A hospital worker "tweeted" on Twitter that he intended to use pubic hair shaved from a patient to stick on his face and create the famous sideburns sported by cyclist Bradley Wiggins.
Paul Nam used the pseudonym "Sir Cockhardt" to tweet: "I was going to save the pubes from the first patient I shaved today and stick them on Wiggins-style", the Health and Care Professions Council (HCPC) was told.
Nam, who was working at hospital in central London as an operating department practitioner, posted the tweet on 1 August 2012 – the first of a series on the site before a member of the operating theatre team raised the alarm and Nam was suspended in September that year.
The hospital heard of other tweets posted by Nam under the pseudonym, including: "Working in gynae theatres AGAIN today. I’m seriously considering going gay! The thought of looking at one more aged flange."
He also posted a photograph on Twitter of the hospitals trustees with an accompanying comment: "Bunch of Vandals except top right, No, he’s a complete *******."
In addition, Nam breached confidentiality by posting a photograph of an ambulance and commenting: "Casualty busy as ever! I am now waiting in A&E for the victims of a light aircraft crash, will keep you posted." He also tweeted a photograph of a theatre list showing surgeons’ and anaesthetists’ names and procedures with the comment: "Think yourself lucky your (sic) not doing my list."
Nam, who was present for a disciplinary, admitted posting the tweets and further admitted misconduct.
His lawyer, Lee Gledhill, told the panel members that it was up to them to decide whether his misconduct amounted to his fitness to practise being impaired.
An administrator for the hospital said Nam accepted that he had posted the tweets and had apologized for them in a letter he sent once an internal investigation was under way.
He attributed his behavior to "frustration for my own predicament", including his "limited career progression" at the trust.
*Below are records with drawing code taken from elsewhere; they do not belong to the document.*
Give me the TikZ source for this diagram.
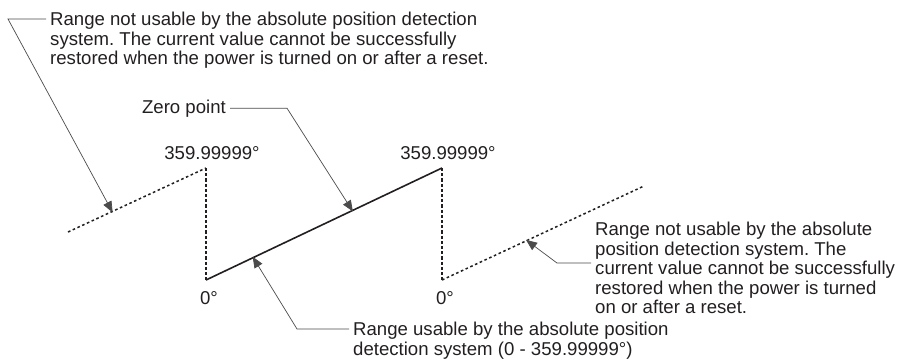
\documentclass[tikz,border=0pt]{standalone}
\usepackage{fontspec}
\setmainfont{Liberation Sans}
\usetikzlibrary{arrows.meta,calc,positioning}
\definecolor{ink}{RGB}{35,31,32}
\definecolor{lead}{RGB}{75,75,75}
\frenchspacing

\begin{document}
\begin{tikzpicture}[x=1pt,y=-1pt,>={Triangle[length=11pt,width=9pt]},
 note/.style={inner sep=0pt,align=left,text=ink,font=\fontsize{18.6}{19.5}\selectfont},
 lbl/.style={inner sep=0pt,text=ink,font=\fontsize{18.6}{19.5}\selectfont},
 curve/.style={draw=ink,line width=1.6pt},
 dots/.style={draw=ink,line width=1.5pt,dash pattern=on 2.6pt off 2.6pt},
 drop/.style={draw=ink,line width=1.6pt,dash pattern=on 3.2pt off 2pt},
 leader/.style={draw=lead,line width=0.7pt,->,shorten >=-1pt}]
\useasboundingbox (0,0) rectangle (898,360);
\coordinate (a0) at (68,232);
\coordinate (p1) at (206,168);
\coordinate (v1) at (206,280);
\coordinate (p2) at (442,168);
\coordinate (v2) at (442,280);
\coordinate (a3) at (644,186);
\draw[dots] (a0) -- (p1);
\draw[drop] (p1) -- (v1);
\draw[curve] (v1) -- (p2);
\draw[drop] (p2) -- (v2);
\draw[dots] (v2) -- (a3);
\coordinate (tipL) at ($(a0)!0.32!(p1)$);
\coordinate (tipZ) at ($(v1)!0.62!(p2)$);
\coordinate (tipU) at ($(v1)!0.2!(p2)$);
\coordinate (tipR) at ($(v2)!0.42!(a3)$);
\node[lbl,anchor=south] (maxA) at ([xshift=6pt,yshift=8pt]p1) {359.99999°};
\node[lbl,anchor=south] (maxB) at ([xshift=6pt,yshift=8pt]p2) {359.99999°};
\node[lbl,anchor=north] (minA) at ([xshift=3pt,yshift=-11pt]v1) {0°};
\node[lbl,anchor=north] (minB) at ([xshift=3pt,yshift=-11pt]v2) {0°};
\node[note,anchor=north west] (noteL) at (50,12) {Range not usable by the absolute position detection\\system. The current value cannot be successfully\\restored when the power is turned on or after a reset.};
\node[lbl,anchor=base east] (zero) at (226,113) {Zero point};
\node[note,anchor=north west] (noteU) at (353,322) {Range usable by the absolute position\\detection system (0 - 359.99999°)};
\node[note,anchor=north west] (noteR) at (595,222) {Range not usable by the absolute\\position detection system. The\\current value cannot be successfully\\restored when the power is turned\\on or after a reset.};
\draw[leader] ([shift={(-4,7)}]noteL.north west) -- (8,19) -- (tipL);
\draw[leader] ([xshift=4pt]zero.east) -- ++(57,0) -- (tipZ);
\draw[leader] ([shift={(-4,7)}]noteU.north west) -- ++(-52,0) -- (tipU);
\draw[leader] ([shift={(-4,41)}]noteR.north west) -- ++(-34,0) -- (tipR);
\end{tikzpicture}
\end{document}
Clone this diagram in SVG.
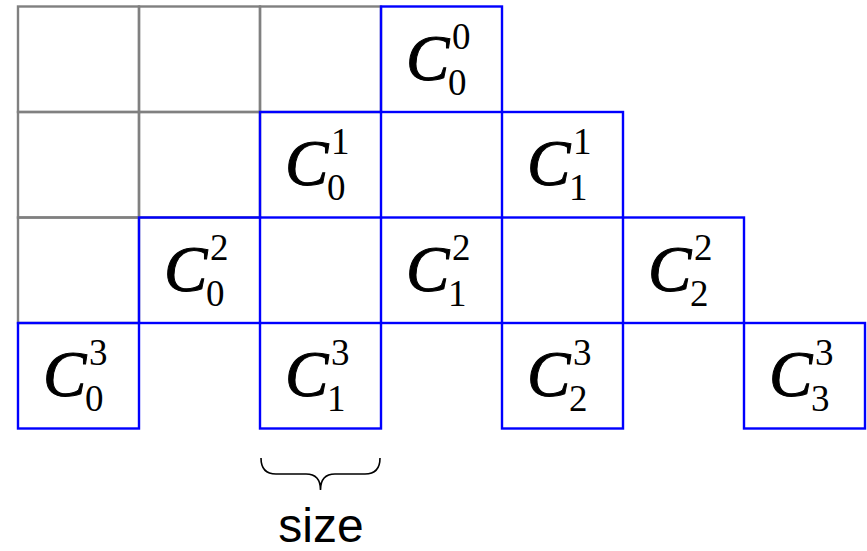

In relation to the Wiggins tweet, she said Nam had commented: "There was no actual patient, it was just a joke around Wiggins’ sideburns."
The hospital was told that Nam, who began working there in April 2007, resigned before a disciplinary hearing in February last year.
The disciplinary hearing, which took place in his absence, found that had he not resigned, he would have been dismissed, the panel said.